A jak Antoni Dudek widzi PRL? Otóż opisuje kluczowe wydarzenia na podstawie zachowanych dokumentów oraz relacji. Kto na przykład wie, że w wyborach 1947 roku bezpieka zawiesiła organizacje opozycyjnego PSL w co dziesiątym powiecie? Do tego zatrzymała 100 tys. członków tej partii, w tym 162 kandydatów na posłów. Jeden z kolejnych smaczków to opis kontroli społeczeństwa. I tak np. w 1953 roku przejrzano ponad 12 mln listów krajowych i 3,5 mln sztuk korespondencji zagranicznej. Takie dane oraz opisy kluczowych wydarzeń tworzą obraz absurdalnego państwa, w które uwierzyła zaskakująco duża część społeczeństwa.

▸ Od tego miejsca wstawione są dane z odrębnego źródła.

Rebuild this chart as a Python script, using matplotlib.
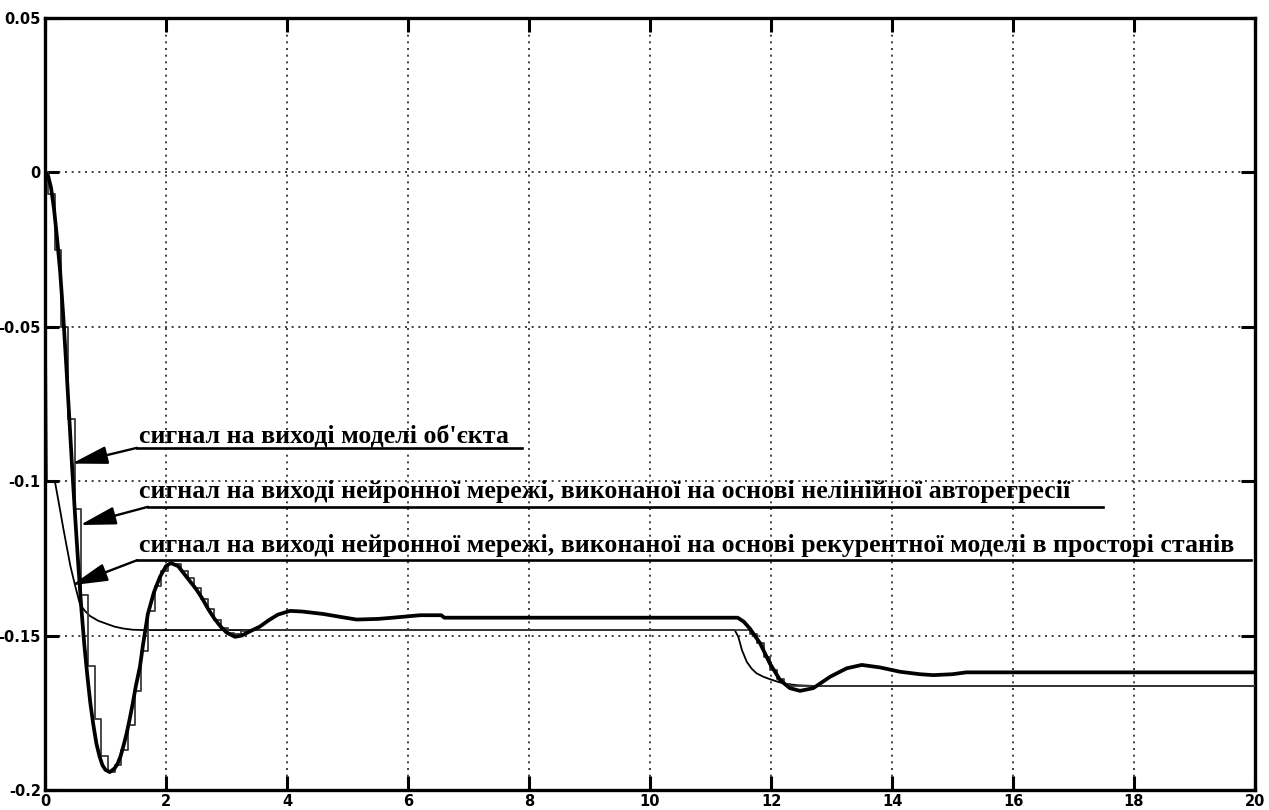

Autor zastanawia się też nad zagadkowymi zdarzeniami, jak choćby porwaniem księdza Popiełuszki, i przytacza różne hipotezy. Nie stawia jednak kropki nad „i”, przez co opracowanie staje się ciekawsze.
I na koniec wyjaśnienie, dlaczego sukces bolszewików w Polsce był połowiczny. Dudek oddaje tu głos Józefowi Stalinowi: „Łatwiej okulbaczyć krowę, niż ustanowić nad Wisłą socjalizm”.